Rice has promised to lead a summit with Abbas and Olmert by mid-February, and is talking about reinvigorating U.S. involvement in Mideast peacemaking.
Meanwhile, the estranged leaders of the two most powerful Palestinian factions, Abbas and Hamas leader Khaled Mashaal, met over the weekend in Syria to try to put together a governing coalition that could negotiate with Israel. Though they did not reach agreement, they said they would continue the dialogue.
Early next month, the so-called quartet of Mideast peace brokers who launched the road map – the U.S., the European Union, Russia and the U.N. – also plan to meet to explore ways to re-energize peacemaking.
Sharp differences have emerged between the Israeli and Palestinian positions, however. The Palestinians oppose an Israeli proposal for a provisional Palestinian state in the West Bank and Gaza, believing Israel could use it to usurp land while the sides negotiate endlessly over so-called final status issues.
It is precisely the big-picture issues – final borders, the status of disputed Jerusalem and the Palestinians’ demand to repatriate refugees and their descendants – that have caused past peace talks to collapse.

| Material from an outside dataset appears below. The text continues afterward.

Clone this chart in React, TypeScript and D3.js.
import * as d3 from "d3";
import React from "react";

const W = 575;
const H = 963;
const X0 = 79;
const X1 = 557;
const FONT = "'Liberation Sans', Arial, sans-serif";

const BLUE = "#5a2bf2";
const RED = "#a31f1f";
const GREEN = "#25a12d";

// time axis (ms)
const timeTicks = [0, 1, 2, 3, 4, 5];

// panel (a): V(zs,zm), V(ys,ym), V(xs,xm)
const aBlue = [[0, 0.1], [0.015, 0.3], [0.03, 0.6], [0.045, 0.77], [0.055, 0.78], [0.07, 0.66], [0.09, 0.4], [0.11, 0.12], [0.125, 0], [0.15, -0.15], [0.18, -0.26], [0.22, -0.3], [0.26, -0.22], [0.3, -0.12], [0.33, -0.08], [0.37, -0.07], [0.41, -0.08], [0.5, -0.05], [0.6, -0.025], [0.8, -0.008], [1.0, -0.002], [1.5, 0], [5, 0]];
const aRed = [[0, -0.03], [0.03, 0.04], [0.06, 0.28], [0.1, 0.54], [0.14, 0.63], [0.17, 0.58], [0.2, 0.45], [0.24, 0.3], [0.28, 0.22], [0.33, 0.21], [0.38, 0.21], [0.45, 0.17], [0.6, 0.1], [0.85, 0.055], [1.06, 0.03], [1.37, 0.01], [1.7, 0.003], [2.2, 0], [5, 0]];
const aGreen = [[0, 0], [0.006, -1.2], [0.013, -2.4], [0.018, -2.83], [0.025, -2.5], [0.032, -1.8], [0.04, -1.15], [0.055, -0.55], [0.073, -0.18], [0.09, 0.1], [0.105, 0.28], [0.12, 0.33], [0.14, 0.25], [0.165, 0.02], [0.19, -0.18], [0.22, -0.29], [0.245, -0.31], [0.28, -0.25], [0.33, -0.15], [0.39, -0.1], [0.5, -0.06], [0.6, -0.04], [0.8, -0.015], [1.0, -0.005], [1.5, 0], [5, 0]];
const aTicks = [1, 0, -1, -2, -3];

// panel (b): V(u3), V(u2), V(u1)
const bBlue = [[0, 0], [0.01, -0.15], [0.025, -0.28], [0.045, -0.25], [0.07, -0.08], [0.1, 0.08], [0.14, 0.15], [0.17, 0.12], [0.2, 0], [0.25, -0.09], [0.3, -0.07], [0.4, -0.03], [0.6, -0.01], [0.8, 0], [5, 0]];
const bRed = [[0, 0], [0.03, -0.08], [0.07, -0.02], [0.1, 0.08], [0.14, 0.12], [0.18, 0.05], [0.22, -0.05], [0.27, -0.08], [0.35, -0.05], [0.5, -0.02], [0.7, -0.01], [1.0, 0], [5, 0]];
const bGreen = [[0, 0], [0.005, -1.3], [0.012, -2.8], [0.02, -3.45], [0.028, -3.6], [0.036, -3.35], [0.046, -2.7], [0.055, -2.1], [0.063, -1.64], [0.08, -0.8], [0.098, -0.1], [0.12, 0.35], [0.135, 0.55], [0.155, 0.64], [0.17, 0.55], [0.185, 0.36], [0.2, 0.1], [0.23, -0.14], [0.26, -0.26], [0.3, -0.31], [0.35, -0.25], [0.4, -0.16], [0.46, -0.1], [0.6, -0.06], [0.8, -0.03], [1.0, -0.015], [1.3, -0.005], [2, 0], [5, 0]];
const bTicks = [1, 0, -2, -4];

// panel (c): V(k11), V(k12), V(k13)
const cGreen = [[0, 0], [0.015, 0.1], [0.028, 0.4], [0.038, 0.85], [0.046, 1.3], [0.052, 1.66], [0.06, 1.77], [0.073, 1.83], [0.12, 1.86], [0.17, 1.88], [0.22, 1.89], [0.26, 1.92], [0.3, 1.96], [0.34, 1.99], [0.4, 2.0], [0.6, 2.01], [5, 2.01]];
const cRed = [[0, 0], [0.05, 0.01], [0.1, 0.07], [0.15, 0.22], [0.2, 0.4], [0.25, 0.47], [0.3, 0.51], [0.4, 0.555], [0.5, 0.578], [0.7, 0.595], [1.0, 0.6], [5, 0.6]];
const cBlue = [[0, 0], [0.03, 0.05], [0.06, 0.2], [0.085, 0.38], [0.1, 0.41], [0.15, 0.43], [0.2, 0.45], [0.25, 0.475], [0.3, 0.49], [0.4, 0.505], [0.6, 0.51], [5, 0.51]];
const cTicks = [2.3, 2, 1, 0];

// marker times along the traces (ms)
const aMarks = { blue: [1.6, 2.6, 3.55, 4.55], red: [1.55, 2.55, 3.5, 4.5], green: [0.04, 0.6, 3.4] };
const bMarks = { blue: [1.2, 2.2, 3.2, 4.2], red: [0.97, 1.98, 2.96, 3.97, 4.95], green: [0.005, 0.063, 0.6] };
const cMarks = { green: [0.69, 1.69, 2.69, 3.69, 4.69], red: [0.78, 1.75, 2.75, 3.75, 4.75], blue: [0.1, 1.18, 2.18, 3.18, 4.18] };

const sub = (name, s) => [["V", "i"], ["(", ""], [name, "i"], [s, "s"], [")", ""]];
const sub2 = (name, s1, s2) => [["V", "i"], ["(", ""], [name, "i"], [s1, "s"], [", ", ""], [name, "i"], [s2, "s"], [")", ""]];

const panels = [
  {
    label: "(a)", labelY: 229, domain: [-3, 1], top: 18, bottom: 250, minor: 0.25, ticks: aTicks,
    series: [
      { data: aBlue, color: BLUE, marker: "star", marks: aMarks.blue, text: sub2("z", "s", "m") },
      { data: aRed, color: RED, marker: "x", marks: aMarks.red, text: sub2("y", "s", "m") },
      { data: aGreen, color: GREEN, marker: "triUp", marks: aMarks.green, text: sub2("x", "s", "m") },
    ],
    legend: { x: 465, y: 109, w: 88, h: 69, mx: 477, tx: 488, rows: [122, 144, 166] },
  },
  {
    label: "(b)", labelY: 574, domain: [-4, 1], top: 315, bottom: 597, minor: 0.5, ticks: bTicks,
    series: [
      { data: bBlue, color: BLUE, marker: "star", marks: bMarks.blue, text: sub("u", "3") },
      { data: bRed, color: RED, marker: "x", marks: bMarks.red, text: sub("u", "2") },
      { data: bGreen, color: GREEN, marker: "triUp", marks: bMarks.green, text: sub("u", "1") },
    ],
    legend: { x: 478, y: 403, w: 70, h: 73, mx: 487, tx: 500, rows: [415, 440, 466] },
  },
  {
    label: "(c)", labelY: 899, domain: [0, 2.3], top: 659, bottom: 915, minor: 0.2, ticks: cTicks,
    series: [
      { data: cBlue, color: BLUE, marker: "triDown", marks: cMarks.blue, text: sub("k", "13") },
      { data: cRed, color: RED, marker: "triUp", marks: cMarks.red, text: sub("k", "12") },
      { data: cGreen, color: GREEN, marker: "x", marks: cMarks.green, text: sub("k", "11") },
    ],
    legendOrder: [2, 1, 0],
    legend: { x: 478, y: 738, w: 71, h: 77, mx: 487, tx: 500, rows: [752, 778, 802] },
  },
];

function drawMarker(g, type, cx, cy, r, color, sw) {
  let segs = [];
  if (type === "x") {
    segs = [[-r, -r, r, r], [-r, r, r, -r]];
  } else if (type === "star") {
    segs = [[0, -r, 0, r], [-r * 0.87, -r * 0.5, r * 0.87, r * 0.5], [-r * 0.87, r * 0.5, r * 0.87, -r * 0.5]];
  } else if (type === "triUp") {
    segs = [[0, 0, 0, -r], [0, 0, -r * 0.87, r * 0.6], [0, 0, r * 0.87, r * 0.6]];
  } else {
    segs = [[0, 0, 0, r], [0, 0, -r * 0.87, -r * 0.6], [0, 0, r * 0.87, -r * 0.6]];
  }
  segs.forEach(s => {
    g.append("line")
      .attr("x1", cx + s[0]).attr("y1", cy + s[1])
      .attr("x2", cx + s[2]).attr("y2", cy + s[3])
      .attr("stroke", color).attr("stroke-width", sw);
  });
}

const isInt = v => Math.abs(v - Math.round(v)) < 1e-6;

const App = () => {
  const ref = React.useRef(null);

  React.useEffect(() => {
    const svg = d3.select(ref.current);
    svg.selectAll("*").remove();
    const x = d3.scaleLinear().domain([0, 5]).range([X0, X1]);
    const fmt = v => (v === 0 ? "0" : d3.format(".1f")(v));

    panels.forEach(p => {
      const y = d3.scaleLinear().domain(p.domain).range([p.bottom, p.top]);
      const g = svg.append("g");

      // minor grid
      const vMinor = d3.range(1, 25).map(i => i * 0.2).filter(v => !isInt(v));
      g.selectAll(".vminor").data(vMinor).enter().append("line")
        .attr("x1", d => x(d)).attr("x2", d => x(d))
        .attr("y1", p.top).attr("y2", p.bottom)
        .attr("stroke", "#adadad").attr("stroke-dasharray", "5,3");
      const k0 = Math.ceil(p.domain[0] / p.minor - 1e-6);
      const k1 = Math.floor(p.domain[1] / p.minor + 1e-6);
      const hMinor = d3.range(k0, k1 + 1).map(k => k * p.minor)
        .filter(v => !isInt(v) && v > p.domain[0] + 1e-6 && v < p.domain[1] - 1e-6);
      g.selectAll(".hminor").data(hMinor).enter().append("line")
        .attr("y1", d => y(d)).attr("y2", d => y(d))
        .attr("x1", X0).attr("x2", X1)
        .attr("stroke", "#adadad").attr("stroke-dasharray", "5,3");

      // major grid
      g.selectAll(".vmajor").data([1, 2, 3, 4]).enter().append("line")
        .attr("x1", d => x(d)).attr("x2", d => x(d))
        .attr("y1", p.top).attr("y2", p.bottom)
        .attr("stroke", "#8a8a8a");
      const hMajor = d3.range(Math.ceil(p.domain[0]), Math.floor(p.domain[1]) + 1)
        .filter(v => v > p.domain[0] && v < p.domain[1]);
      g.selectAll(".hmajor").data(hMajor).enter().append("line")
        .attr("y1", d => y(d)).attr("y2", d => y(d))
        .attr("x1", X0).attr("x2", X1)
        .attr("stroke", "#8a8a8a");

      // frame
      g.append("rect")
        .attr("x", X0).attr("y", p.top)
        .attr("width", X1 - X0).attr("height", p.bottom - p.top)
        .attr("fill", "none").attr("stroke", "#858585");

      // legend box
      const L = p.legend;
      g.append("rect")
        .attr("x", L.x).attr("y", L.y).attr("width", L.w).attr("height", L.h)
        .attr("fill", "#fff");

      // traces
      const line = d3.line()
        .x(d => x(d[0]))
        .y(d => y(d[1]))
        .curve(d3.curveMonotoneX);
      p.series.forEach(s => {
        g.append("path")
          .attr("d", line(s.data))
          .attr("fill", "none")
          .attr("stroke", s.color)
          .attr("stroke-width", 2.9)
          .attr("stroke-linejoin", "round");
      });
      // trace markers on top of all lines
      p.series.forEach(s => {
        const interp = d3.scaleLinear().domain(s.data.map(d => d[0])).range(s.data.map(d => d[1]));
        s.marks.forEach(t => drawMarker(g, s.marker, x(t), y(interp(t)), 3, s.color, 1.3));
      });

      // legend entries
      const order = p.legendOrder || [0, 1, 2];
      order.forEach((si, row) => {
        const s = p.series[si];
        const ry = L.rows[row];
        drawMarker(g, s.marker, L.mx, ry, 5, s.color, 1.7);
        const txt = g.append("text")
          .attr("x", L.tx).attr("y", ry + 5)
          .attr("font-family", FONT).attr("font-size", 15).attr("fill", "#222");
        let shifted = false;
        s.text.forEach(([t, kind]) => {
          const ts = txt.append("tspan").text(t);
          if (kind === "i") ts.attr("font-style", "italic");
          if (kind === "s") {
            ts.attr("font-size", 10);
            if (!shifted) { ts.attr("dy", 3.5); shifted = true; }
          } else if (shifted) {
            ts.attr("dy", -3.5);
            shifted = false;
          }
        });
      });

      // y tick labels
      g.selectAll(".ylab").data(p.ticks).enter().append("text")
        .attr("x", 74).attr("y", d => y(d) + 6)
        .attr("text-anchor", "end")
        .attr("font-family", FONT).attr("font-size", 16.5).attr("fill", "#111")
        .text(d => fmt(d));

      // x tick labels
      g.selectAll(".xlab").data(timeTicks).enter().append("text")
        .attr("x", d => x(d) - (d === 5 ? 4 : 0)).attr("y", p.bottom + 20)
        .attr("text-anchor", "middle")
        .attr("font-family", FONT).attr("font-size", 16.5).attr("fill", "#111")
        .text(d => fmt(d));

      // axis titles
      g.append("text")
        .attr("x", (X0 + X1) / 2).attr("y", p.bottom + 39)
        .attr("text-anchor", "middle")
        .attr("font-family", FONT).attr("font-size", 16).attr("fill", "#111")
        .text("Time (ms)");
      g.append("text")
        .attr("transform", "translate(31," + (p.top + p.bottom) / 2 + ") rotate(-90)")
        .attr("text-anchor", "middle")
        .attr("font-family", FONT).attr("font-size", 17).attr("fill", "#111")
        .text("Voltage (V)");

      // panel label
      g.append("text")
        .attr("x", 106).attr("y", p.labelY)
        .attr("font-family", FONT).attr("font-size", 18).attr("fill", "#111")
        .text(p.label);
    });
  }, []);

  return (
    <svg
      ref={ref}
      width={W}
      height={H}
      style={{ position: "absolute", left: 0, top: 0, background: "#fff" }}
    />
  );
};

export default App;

“We are for negotiations on a final status agreement, even if there are (confidence-building) steps,” said Nimr Hammad, a political adviser to Abbas. “But (those steps) must be tied to a final status agreement.”
The failure to reach agreement at the Abbas-Mashaal meeting bodes poorly for a resolution that could end months of Palestinian infighting. With Hamas holding so much power, Abbas’ room for maneuvering in negotiations with Israel could be severely limited.

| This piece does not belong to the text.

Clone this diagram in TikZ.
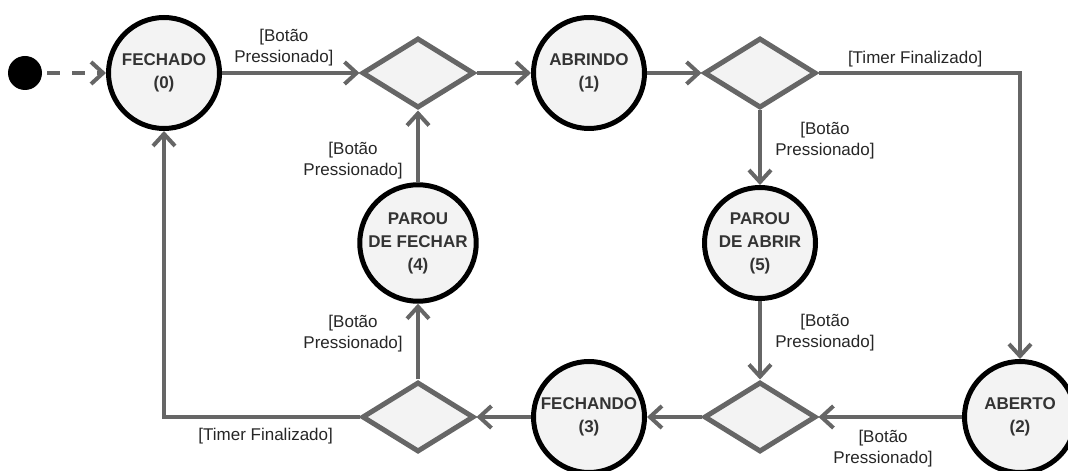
\documentclass[tikz,border=0pt]{standalone}
\usepackage{fontspec}
\setmainfont{Liberation Sans}
\usetikzlibrary{arrows.meta,positioning,shapes.geometric}
\definecolor{flowgray}{HTML}{666666}
\definecolor{statefill}{HTML}{F3F3F3}
\definecolor{statetext}{HTML}{333333}

\begin{document}
\begin{tikzpicture}[
  x=1pt,y=1pt,on grid,
  state/.style={circle,draw=black,line width=5pt,fill=statefill,minimum size=111pt,inner sep=0pt,
    align=center,text=statetext,font=\bfseries\fontsize{17}{23}\selectfont},
  choice/.style={diamond,draw=flowgray,line width=5pt,fill=statefill,minimum width=112pt,
    minimum height=70pt,inner sep=0pt},
  flow/.style={draw=flowgray,line width=4pt,-{Straight Barb[length=12pt,width=22pt]}},
  guard/.style={align=center,text=black!85,font=\fontsize{17}{21}\selectfont}
]
  \useasboundingbox (0,0) rectangle (1068,471);

  \node[circle,fill=black,minimum size=34pt,inner sep=0pt] (start) at (25,398) {};
  \node[state] (fechado) at (164,398) {FECHADO\\(0)};
  \node[choice,right=254pt of fechado] (c1) {};
  \node[state,right=171pt of c1] (abrindo) {ABRINDO\\(1)};
  \node[choice,right=171pt of abrindo] (c2) {};
  \node[state,below=170pt of c2] (parouabrir) {PAROU\\DE ABRIR\\(5)};
  \node[choice,below=174pt of parouabrir] (c3) {};
  \node[state,right=260pt of c3] (aberto) {ABERTO\\(2)};
  \node[state,left=171pt of c3] (fechando) {FECHANDO\\(3)};
  \node[choice,left=171pt of fechando] (c4) {};
  \node[state,above=174pt of c4] (paroufechar) {PAROU\\DE FECHAR\\(4)};

  % abrindo
  \draw[flow,dash pattern=on 13pt off 12pt,shorten <=5pt] (start) -- (fechado);
  \draw[flow] (fechado) -- node[guard,above=2pt,pos=0.45]{[Botão\\Pressionado]} (c1);
  \draw[flow] (c1) -- (abrindo);
  \draw[flow] (abrindo) -- (c2);
  \draw[flow] (c2.east) -| node[guard,above=1pt,pos=0.24]{[Timer Finalizado]} (aberto);
  \draw[flow] (c2) -- node[guard,right=10pt,pos=0.4]{[Botão\\Pressionado]} (parouabrir);
  \draw[flow] (parouabrir) -- node[guard,right=10pt,pos=0.4]{[Botão\\Pressionado]} (c3);

  % fechando
  \draw[flow] (aberto) -- node[guard,below=8pt,pos=0.55]{[Botão\\Pressionado]} (c3);
  \draw[flow] (c3) -- (fechando);
  \draw[flow] (fechando) -- (c4);
  \draw[flow] (c4.west) -| node[guard,below=6pt,pos=0.24]{[Timer Finalizado]} (fechado);
  \draw[flow] (c4) -- node[guard,left=10pt,pos=0.6]{[Botão\\Pressionado]} (paroufechar);
  \draw[flow] (paroufechar) -- node[guard,left=10pt,pos=0.3]{[Botão\\Pressionado]} (c1);
\end{tikzpicture}
\end{document}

If the international community wants to move ahead in a meaningful peace process, “we have to get our act together internally,” said Saeb Erekat, the chief Palestinian negotiator.

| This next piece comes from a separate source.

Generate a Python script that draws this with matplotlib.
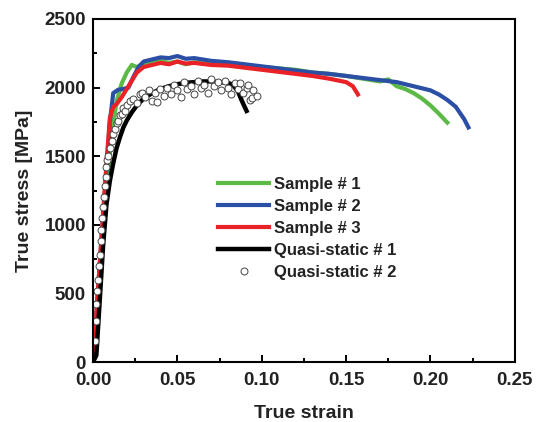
import numpy as np
import matplotlib.pyplot as plt
from matplotlib.ticker import MultipleLocator

plt.rcParams['font.family'] = ['Liberation Sans', 'DejaVu Sans']
plt.rcParams['font.weight'] = 'bold'
plt.rcParams['axes.labelweight'] = 'bold'

# Sample # 1 (green)
s1_x = [0.0, 0.002, 0.005, 0.008, 0.011, 0.014, 0.017, 0.020, 0.023, 0.026, 0.030, 0.035,
        0.040, 0.045, 0.050, 0.055, 0.060, 0.070, 0.080, 0.090, 0.100, 0.110, 0.120, 0.130,
        0.140, 0.150, 0.160, 0.170, 0.175, 0.180, 0.185, 0.190, 0.195, 0.200, 0.205, 0.210]
s1_y = [0, 300, 800, 1250, 1650, 1900, 2030, 2110, 2165, 2150, 2175, 2185,
        2195, 2180, 2190, 2170, 2185, 2170, 2165, 2150, 2150, 2140, 2130, 2110,
        2100, 2085, 2065, 2045, 2060, 2010, 1990, 1960, 1920, 1870, 1810, 1745]

# Sample # 2 (blue)
s2_x = [0.0, 0.002, 0.005, 0.008, 0.010, 0.012, 0.015, 0.018, 0.021, 0.024, 0.027, 0.030,
        0.035, 0.040, 0.045, 0.050, 0.055, 0.060, 0.070, 0.080, 0.090, 0.100, 0.110, 0.120,
        0.130, 0.140, 0.150, 0.160, 0.170, 0.180, 0.190, 0.200, 0.205, 0.210, 0.215, 0.220, 0.2225]
s2_y = [0, 350, 900, 1400, 1750, 1960, 1985, 1990, 2000, 2080, 2150, 2190,
        2205, 2220, 2215, 2230, 2210, 2215, 2195, 2185, 2170, 2155, 2140, 2125,
        2110, 2100, 2085, 2070, 2055, 2040, 2010, 1980, 1950, 1910, 1860, 1770, 1710]

# Sample # 3 (red)
s3_x = [0.0, 0.002, 0.005, 0.008, 0.010, 0.012, 0.014, 0.017, 0.020, 0.023, 0.026, 0.030,
        0.035, 0.040, 0.045, 0.050, 0.055, 0.060, 0.070, 0.080, 0.090, 0.100, 0.110, 0.120,
        0.130, 0.140, 0.150, 0.154, 0.157]
s3_y = [0, 350, 900, 1450, 1780, 1860, 1880, 1930, 1990, 2050, 2110, 2150,
        2165, 2180, 2170, 2190, 2175, 2180, 2165, 2160, 2145, 2130, 2115, 2100,
        2085, 2065, 2040, 2010, 1950]

# Quasi-static # 1 (black line)
q1_x = [0.0, 0.002, 0.004, 0.006, 0.008, 0.010, 0.012, 0.014, 0.016, 0.018, 0.020, 0.023,
        0.026, 0.030, 0.035, 0.040, 0.045, 0.050, 0.055, 0.060, 0.065, 0.070, 0.075, 0.080,
        0.083, 0.086, 0.088, 0.091]
q1_y = [0, 50, 450, 850, 1150, 1320, 1450, 1560, 1640, 1710, 1760, 1820,
        1870, 1920, 1960, 1990, 2010, 2025, 2035, 2040, 2045, 2045, 2040, 2035,
        2020, 1970, 1910, 1830]

# Quasi-static # 2 (open circles)
q2_x = [0.001, 0.0015, 0.002, 0.0025, 0.003, 0.0035, 0.004, 0.0045, 0.005, 0.0055,
        0.006, 0.0065, 0.007, 0.0075, 0.008, 0.0085, 0.009, 0.010, 0.011, 0.012,
        0.013, 0.014, 0.015, 0.016, 0.017, 0.018, 0.019, 0.020, 0.022, 0.024,
        0.026, 0.028, 0.029, 0.031, 0.033, 0.035, 0.037, 0.038, 0.040, 0.042,
        0.044, 0.046, 0.048, 0.050, 0.052, 0.054, 0.056, 0.058, 0.060, 0.062,
        0.064, 0.066, 0.068, 0.070, 0.072, 0.074, 0.076, 0.078, 0.080, 0.082,
        0.084, 0.086, 0.087, 0.089, 0.091, 0.092, 0.093, 0.094, 0.095, 0.097]
q2_y = [150, 300, 420, 520, 600, 700, 780, 880, 960, 1050,
        1130, 1200, 1280, 1350, 1420, 1470, 1500, 1560, 1610, 1660,
        1700, 1740, 1760, 1800, 1810, 1850, 1830, 1870, 1900, 1920,
        1890, 1950, 1960, 1930, 1980, 1900, 1960, 1895, 1990, 1940,
        2000, 1950, 2020, 1980, 1930, 2040, 1990, 2010, 1950, 2050,
        2000, 2020, 1960, 2060, 2010, 2040, 1980, 2050, 2000, 1950,
        2030, 1990, 2034, 1960, 1997, 2020, 1910, 1925, 1983, 1940]

fig = plt.figure(figsize=(5.36, 4.22), dpi=100)
ax = fig.add_axes([0.1735, 0.142, 0.787, 0.813])

txt = '#222222'
ax.plot(s1_x, s1_y, color='#5cb946', lw=3.0, label='Sample # 1')
ax.plot(s2_x, s2_y, color='#2c4fa6', lw=3.0, label='Sample # 2')
ax.plot(s3_x, s3_y, color='#ea2228', lw=3.0, label='Sample # 3')
ax.plot(q1_x, q1_y, color='black', lw=3.2, label='Quasi-static # 1')
ax.plot(q2_x, q2_y, ls='none', marker='o', ms=5, mfc='white', mec='#444444',
        mew=0.7, label='Quasi-static # 2')

ax.set_xlim(0, 0.25)
ax.set_ylim(0, 2500)
ax.xaxis.set_major_locator(MultipleLocator(0.05))
ax.xaxis.set_minor_locator(MultipleLocator(0.025))
ax.yaxis.set_major_locator(MultipleLocator(500))
ax.yaxis.set_minor_locator(MultipleLocator(250))
ax.xaxis.set_major_formatter(plt.FormatStrFormatter('%.2f'))
ax.tick_params(which='both', direction='in', top=False, right=False,
               width=1.4, labelsize=13.5, labelcolor=txt)
ax.tick_params(axis='y', pad=5)
ax.tick_params(axis='x', pad=7)
ax.tick_params(which='major', length=5)
ax.tick_params(which='minor', length=3)
for sp in ax.spines.values():
    sp.set_linewidth(1.5)

ax.set_xlabel('True strain', fontsize=14, fontweight='bold', color=txt, labelpad=12)
ax.set_ylabel('True stress [MPa]', fontsize=14, fontweight='bold', color=txt, labelpad=8)

leg = ax.legend(loc='upper left', bbox_to_anchor=(0.28, 0.56), frameon=False,
                fontsize=12, handlelength=3.1, handletextpad=0.3,
                labelspacing=0.42, borderaxespad=0)
for t in leg.get_texts():
    t.set_color(txt)

fig.savefig('out.png', dpi=100)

Israel and the U.S. insist they are not abandoning the road map, but rather attempting to find creative ways to revive it.
Israeli Foreign Minister Tzipi Livni and Israeli Defense Minister Amir Peretz have each offered peace plans based on the road map. Livni asked to strengthen Palestinian moderates by painting a clear picture of what a provisional Palestinian state would look like, and Peretz said a final peace deal could be reached within two years.
“Time is running out and we must use it to strengthen the moderates,” Peretz said in a speech yesterday at a security conference.
Speaking later at the same conference, Livni insisted the international community keep up pressure on Hamas beyond statements of principles.
“Now we are demanding that they enforce their values … as a way of strengthening the moderates and weakening the extremists,” she said.
Egypt has questioned the road map’s viability, however, calling for a final deal that would bypass the plan’s initial stages.
Another obstacle to getting peace talks moving again is the weakness of the leading players.
A combination of corruption allegations and Israel’s summer war with Hezbollah guerrillas in Lebanon have widely discredited Olmert in the eyes of the Israeli public.
Although his international standing is strong, Abbas has not prevailed over Hamas. And President Bush has his hands full with Iraq and a dismal approval rating at home, though achievements on the Israeli-Palestinian front could help burnish the U.S. image in the region.
Skeptics do not see real momentum building.
“No one treats the road map seriously any more,” said Yossi Beilin, a dovish Israeli lawmaker who was involved in several rounds of negotiations with the Palestinians.
The re-energized U.S. involvement is intended “to create the impression that the Middle East is on their agenda,” Beilin said. “They want to guarantee a pragmatic Arab coalition, and they know the stumbling block is the Arab-Israeli conflict,” he said. “And since they can’t solve it, they make do with talking about it.”